3)  Sekalipun dianggap adanya ijma (kesepakatan) larangan jual beli kaali bil kaali maka ijma itu dibawa pada bentuk transaksi dain bi dain (hutang dengan hutang) yang tersepakati haramnya yang disebabkan karena mengandung unsur riba atau menjual sesuatu yang belum menjadi tanggungannya.

4) Penyerahan tertunda untuk uang pembayaran transaksi salam diperbolehkan oleh madzhab maliki, maka hal ini mirip dengan kasus COD yang mengakhirkan penyerahan objek transaksinya saat bertemu.

5) Sebagian ulama memandang diakhirkannya penyerahan kedua objek transaksi diperbolehkan selama bukan dalam transaksi salam, dan COD tidak dapat diserupakan dengan transaksi salam
Dengan uraian diatas, dapat disimpulkan bahwa “mengakhirkan penyerahan kedua objek transaksi” tidak dapat digolongkan kedalam keumuman hadits larangan jual beli kaali bil kaali, sekalipun objek transaksinya termasuk dain bi dain (hutang dengan hutang). Karena itulah, Syaikhul Islam membedakan antar jual beli kaali bil kaali dengan jual beli dain bi dain atau transaksi nasiiah bin nasiiah (tertunda dengan tertunda).
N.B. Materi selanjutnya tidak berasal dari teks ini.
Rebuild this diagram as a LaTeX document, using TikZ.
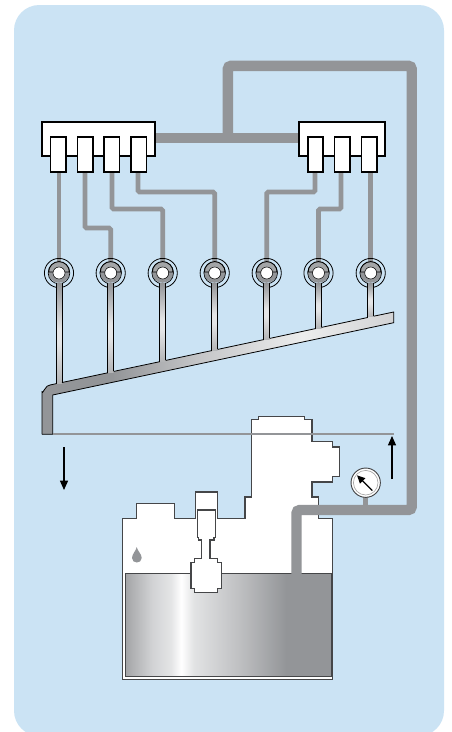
\documentclass[tikz,border=0pt]{standalone}
\usetikzlibrary{arrows.meta}
\definecolor{panelblue}{HTML}{CBE3F4}
\definecolor{pipegray}{HTML}{939598}
\definecolor{edgegray}{HTML}{454648}
\definecolor{railmid}{HTML}{C4C5C7}
\definecolor{raillight}{HTML}{ECEDED}
\definecolor{railend}{HTML}{D2D3D5}
\definecolor{stemlight}{HTML}{E4E5E6}
\definecolor{tanka}{HTML}{A4A5A7}
\definecolor{tankb}{HTML}{D2D3D5}
\definecolor{tankc}{HTML}{E2E3E4}
\definecolor{tankd}{HTML}{BFC0C2}
\pgfdeclarehorizontalshading{railshade}{100bp}{
  color(0bp)=(pipegray); color(25bp)=(pipegray); color(35bp)=(pipegray); color(47bp)=(railmid); color(62bp)=(raillight); color(75bp)=(railend); color(100bp)=(railend)}
\pgfdeclareverticalshading{stemshade}{100bp}{
  color(0bp)=(pipegray!70!white); color(25bp)=(pipegray!70!white); color(45bp)=(stemlight); color(52bp)=(stemlight); color(75bp)=(pipegray); color(100bp)=(pipegray)}
\pgfdeclarehorizontalshading{tankshade}{100bp}{
  color(0bp)=(tanka); color(25bp)=(tanka); color(31.5bp)=(tankb); color(36bp)=(tankb!60!white); color(38.5bp)=(white); color(41.5bp)=(tankc); color(52.5bp)=(tankd); color(64bp)=(pipegray); color(75bp)=(pipegray); color(100bp)=(pipegray)}
\tikzset{
  x=0.75pt,y=-0.75pt,
  thickpipe/.style={draw=pipegray,line width=7.8pt,rounded corners=2.5pt},
  thinpipe/.style={draw=pipegray,line width=3.6pt,rounded corners=1.2pt},
  manifold/.style={draw=black,line width=1.2pt,fill=white},
  plunger/.style={draw=black,line width=1.2pt,fill=white},
  outlinepart/.style={draw=edgegray,line width=0.8pt,fill=white},
  bigarrow/.style={draw=black,line width=1pt,-{Triangle[length=7pt,width=6pt]}},
  fineline/.style={draw=black,line width=0.6pt},
}
\newcommand{\injector}[1]{%
  \begin{scope}[shift={(#1,273)}]
    \fill[pipegray] (-10.8,-1) arc[start angle=180,end angle=0,radius=10.8] -- cycle;
    \draw[fineline] (0,0) circle (14.6);
    \draw[black,line width=0.5pt] (0,0) circle (10.8);
    \draw[black,line width=0.7pt,fill=pipegray!85] (-10.4,-1) -- (10.4,-1) arc[start angle=0,end angle=-180,radius=10.4] -- cycle;
    \draw[black,line width=0.4pt,fill=white] (0,0) circle (6);
  \end{scope}}
\begin{document}
\begin{tikzpicture}
\useasboundingbox (0,0) rectangle (451,732);
\clip (0,0) rectangle (451,732);
\fill[white] (0,0) rectangle (451,732);
\fill[panelblue,rounded corners=19pt] (14,5) rectangle (444,736);

% thin pipes
\coordinate (pa) at (59,172);
\coordinate (pb) at (85,172);
\coordinate (pc) at (112,172);
\coordinate (pd) at (138,172);
\coordinate (pe) at (315,172);
\coordinate (pf) at (341,172);
\coordinate (pg) at (370.7,172);
\draw[thinpipe] (pa) -- (59,268);
\draw[thinpipe] (pb) -- (85,228) -- (110.7,228) -- (110.7,268);
\draw[thinpipe] (pc) -- (112,209) -- (162.7,209) -- (162.7,268);
\draw[thinpipe] (pd) -- (138,192) -- (214.7,192) -- (214.7,268);
\draw[thinpipe] (pe) -- (315,192) -- (266.7,192) -- (266.7,268);
\draw[thinpipe] (pf) -- (341,209) -- (318.5,209) -- (318.5,268);
\draw[thinpipe] (pg) -- (370.7,268);

% rail
\shade[shading=railshade] (42,434.3) -- (42,391.7) to[out=-90,in=167] (50,385) -- (393.7,312) -- (393.7,322.7) -- (52.7,395) -- (52.7,434.3) -- cycle;

% injectors
\foreach \ix in {59,110.7,162.7,214.7,266.7,318.5,370.7}{\injector{\ix}}

% stems
\foreach \sx/\sy in {59/383.1,110.7/372.1,162.7/361,214.7/350,266.7/339,318.5/328,370.7/316.8}{
  \shade[shading=stemshade] (\sx-3,283.2) rectangle (\sx+3,\sy);
  \draw[fineline] (\sx-3,283) -- (\sx-3,\sy+0.7);
  \draw[fineline] (\sx+3,283) -- (\sx+3,\sy-0.7);
}
\draw[fineline] (42,434.3) -- (42,391.7) to[out=-90,in=167] (50,385) -- (56,383.7);
\foreach \ax/\ay/\bx/\by in {62/382.5/107.7/372.8,113.7/371.4/159.7/361.7,165.7/360.4/211.7/350.6,217.7/349.4/263.7/339.6,269.7/338.4/315.5/328.6,321.5/327.4/367.7/317.5}{
  \draw[fineline] (\ax,\ay) -- (\bx,\by);
}
\draw[fineline] (373.7,316.2) -- (393.7,312) -- (393.7,322.7) -- (52.7,395) -- (52.7,434.3) -- (42,434.3);

% pump body
\draw[outlinepart] (122.7,679.3) -- (122.7,518.7) -- (136.7,518.7) -- (136.7,503.3) -- (174.3,503.3) -- (174.3,518.7) -- (195.7,518.7) -- (195.7,492) -- (217.3,492) -- (217.3,518.7) -- (245,518.7) -- (245,497) -- (251.3,497) -- (251.3,419.7) -- (258.3,419.7) -- (258.3,416.3) -- (304.3,416.3) -- (304.3,419.7) -- (312,419.7) -- (312,441.7) -- (332.7,441.7) -- (332.7,447) -- (339.3,447) -- (339.3,476.7) -- (332.7,476.7) -- (332.7,482) -- (312,482) -- (312,497) -- (318.3,497) -- (318.3,518.7) -- (332.7,518.7) -- (332.7,679.3) -- cycle;

% tank
\shade[shading=tankshade] (125.7,573.7) rectangle (331.7,676.7);
\draw[edgegray,line width=0.9pt] (125.7,573.7) rectangle (331.7,676.7);

% valve
\draw[edgegray,line width=0.8pt,fill=white] (197.3,510) -- (215.3,510) -- (215.3,537.3) -- (214,537.3) -- (214,540) -- (210,540) -- (210,558.3) -- (217.7,558.3) -- (217.7,562.7) -- (221.7,562.7) -- (221.7,588.3) -- (217.7,588.3) -- (217.7,592.3) -- (194.3,592.3) -- (194.3,588.3) -- (191,588.3) -- (191,562.7) -- (194.3,562.7) -- (194.3,558.3) -- (201.7,558.3) -- (201.7,540) -- (198.5,540) -- (198.5,537.3) -- (197.3,537.3) -- cycle;

% droplet
\fill[pipegray] (136.7,547) .. controls (137.5,551) and (141.7,554) .. (141.7,558) .. controls (141.7,564) and (132,564) .. (132,558) .. controls (132,554) and (136,551) .. (136.7,547) -- cycle;

% level line
\coordinate (lvlL) at (52.7,433.7);
\coordinate (lvlR) at (394,433.7);
\draw[pipegray,line width=1.3pt] (lvlL) -- (lvlR);

% gauge stem and thick pipe
\draw[pipegray,line width=3.6pt] (365.7,497) -- (365.7,507);
\coordinate (tankin) at (296.5,575);
\coordinate (tee) at (227.8,138);
\draw[thickpipe] (tankin) -- (296.5,510) -- (411.7,510) -- (411.7,65.8) -- (227.8,65.8) -- (tee);

% manifolds
\draw[thickpipe,rounded corners=0pt] (155,138) -- (299,138);
\node[manifold,inner sep=0pt,anchor=north west,minimum height=25.5pt,minimum width=84.75pt,outer sep=0pt] (ml) at (42,122) {};
\node[manifold,inner sep=0pt,anchor=north west,minimum height=25.5pt,minimum width=64.5pt,outer sep=0pt] (mr) at (299,122) {};
\foreach \xa/\xb in {50.5/65.8,77.3/92.7,104/119.3,131/146.3,308/323,334.5/349.7,361.3/376.7}{
  \draw[plunger] (\xa,137) rectangle (\xb,172);
}

% gauge
\node[circle,draw=edgegray,line width=0.7pt,fill=white,inner sep=0pt,minimum size=22pt] (gauge) at (365.7,482.7) {};
\draw[black!35,line width=0.5pt] (gauge.center) circle (12.3);
\draw[black,line width=1pt,-{Triangle[length=6pt,width=5.5pt]}] (372.3,490.5) -- (357,475.3);

% flow arrows
\coordinate (da) at (64,447);
\coordinate (db) at (64,490);
\coordinate (ua) at (392,479);
\coordinate (ub) at (392,436);
\draw[bigarrow] (da) -- (db);
\draw[bigarrow] (ua) -- (ub);
\end{tikzpicture}
\end{document}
Jual beli kaali bil kaali menurut Syaikhul Islam adalah jual beli tertunda yang belum ada ditangan ditukar dengan sesuatu yang belum ada ditangan. Jual beli seperti itulah yang terlarang.
Maka transaksi COD tidak termasuk dalam larangan hadits kaali bil kaali, sekalipun penjual dan pembeli sudah melakukan deal kesepekatan akad jual belinya, dimana akad dilakukan sebelum pengiriman barang atau ketika transaksi online/via telpon antara penjual dan pembeli. Transaksi ini dinilai hanya sebatas pengakhiran penyerahan kedua objek transaksi, bukan termasuk tiga kategori jual beli kaali bil kaali yang telah kami jelaskan sebelumnya. Wa Allahu a’lam.

Ditulis di Cileungsi, 12 Oktober 2020
oleh Abu Izza Irham Maulana

Referensi :
1) ‘Akad at-Taurid, Haqiqatuhu wa Ahkamuhu fiil fiqhil Islam, Dr. Adil Syahin Muhammad Syahin, Juz 1, hal. 367 – 390.
2) Minhatul Allam Syarh Bulughul Maram, Abdullah bin Abdullah Al-Fauzan, Juz 6, Hal 221-224.